Praying the same prayer for two years running, I suppose I had assumed I would find an answer by now. I have found other prayers, prayers that she would be blessed, prayers that God would protect her from danger, but I still have the prayer I began with: ‘God, change my heart or change hers…’ He has answered the first part, beyond anything I could have imagined. Answered with brokenness, answered with healing, answered with courage, answered with intimacy, answered with a hundred blessings. But He has not turned my heart away from her. No other pray has lasted this long, and if it were stupid chemicals then surely they would have burned themselves out by now. I cannot say I understand.
A few things I do understand better. I felt that it was His will at the outset that I should not know anything about her save in my prayers. I have held to that (a friend of mine did promise to let me know if she gets married, which I will of course consider an answer.) Now I understand the wisdom in that command, even the love in it.

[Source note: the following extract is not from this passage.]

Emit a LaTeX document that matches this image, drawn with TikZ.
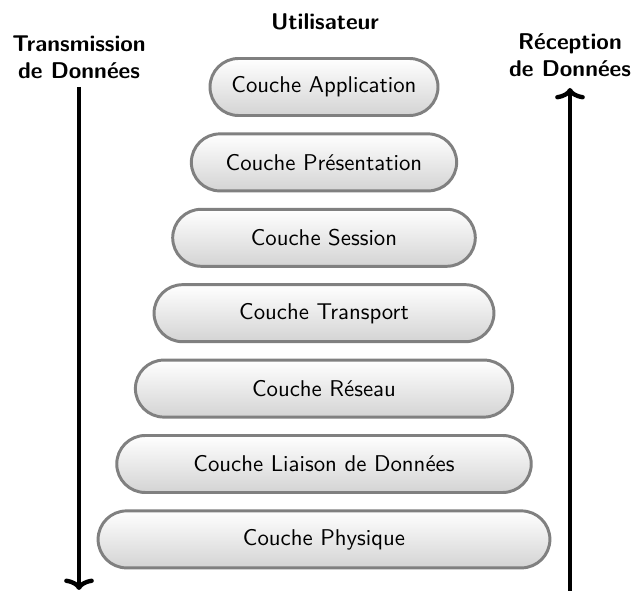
\documentclass[tikz,border=0pt]{standalone}
\usepackage{fontspec}
\usetikzlibrary{arrows.meta}
\begin{document}
\begin{tikzpicture}[x=0.4386pt,y=-0.4386pt,
  layer/.style={draw=black!50, line width=1.3pt, rounded corners=12.5pt,
    top color=white, bottom color=black!17, minimum height=25pt,
    font=\sffamily, inner sep=0pt},
  head/.style={font=\sffamily\bfseries, align=center, inner sep=0pt},
  flow/.style={line width=1.9pt, -{Computer Modern Rightarrow[length=5pt,width=13pt]}}]
\useasboundingbox (0,0) rectangle (633,591);
\node[head] (user) at (325,22) {Utilisateur};
\node[head] (tx) at (79,57) {Transmission\\de Données};
\node[head] (rx) at (570,55) {Réception\\de Données};
\foreach \i/\name/\txt in {0/app/Couche Application,1/pres/Couche Présentation,2/sess/Couche Session,3/trans/Couche Transport,4/res/Couche Réseau,5/liai/Couche Liaison de Données,6/phys/Couche Physique}{
  \node[layer, minimum width={100pt+16.36pt*\i}] (\name) at (324,87+75.4*\i) {\txt};
}
\coordinate (ltop) at (79,87);
\coordinate (lbot) at (79,590);
\coordinate (rbot) at (570,591);
\coordinate (rtop) at (570,88);
\draw[flow] (ltop) -- (lbot);
\draw[flow] (rbot) -- (rtop);
\end{tikzpicture}
\end{document}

A friend of mine once described the way she treated me as ’scorn and contempt.’ I disagreed at the time, perhaps I still do. ’An undue loyalty to one’s fears,’ I think I would call it now… it was a sin I had in common with her. Regardless, I was showing her no love by allowing her to treat me the way she did. I would have loved her far better by preventing her from dishonoring herself in the way she continued to treat me. I would have loved her better had I set and enforced better boundaries. Perhaps, though a bit too late, I have learned that lesson: that same friend ended up reading her blog, and apparently there was an entry concerning me that was pretty vicious. I believe that I have honored and loved C. better by not reading it, by not allowing her to hurt me again in the ways she intended to. I wish I had learned sooner, for if I have done the right thing once, it is only in light of doing the wrong thing a hundred times.
We magnify sin when we spread it in relationship, I think, as we drag others into parallel or complimentary sins. We choose to hate, another chooses to hate back, and now two people hate. What if the other chooses to refuse to accept the hate? What if they choose to be free of it? Then only one person is guilty, and the guilt of that person is no longer compounded in provoking another to sin. Perhaps then it can be reconciled with less difficulty, as the sin is only between that person and God. Of course, for the two to be reconciled, just as Haugen and Mandela say, there must be truth first. There must be a trial to give a pardon, and I have no doubt that in that trial, both of us are gravely guilty. Praise God that His blood is sufficient. Of course, both people must choose to show up to receive their pardon. I have received my pardon from God for wronging His daughter, and my relationship with Him is reconciled. I have received no pardon from her, nor has she taken my pardon, so there is no reconciliation and no peace between us. I am not sure what I can do to make peace more than what has already been done, and I am honestly scared to do anything. I fear offering anything to her in vulnerability, given how she has responded to that vulnerability in the past. I do not know if this is a wise fear, or if it is simply my cowardice and desire to remain safe speaking.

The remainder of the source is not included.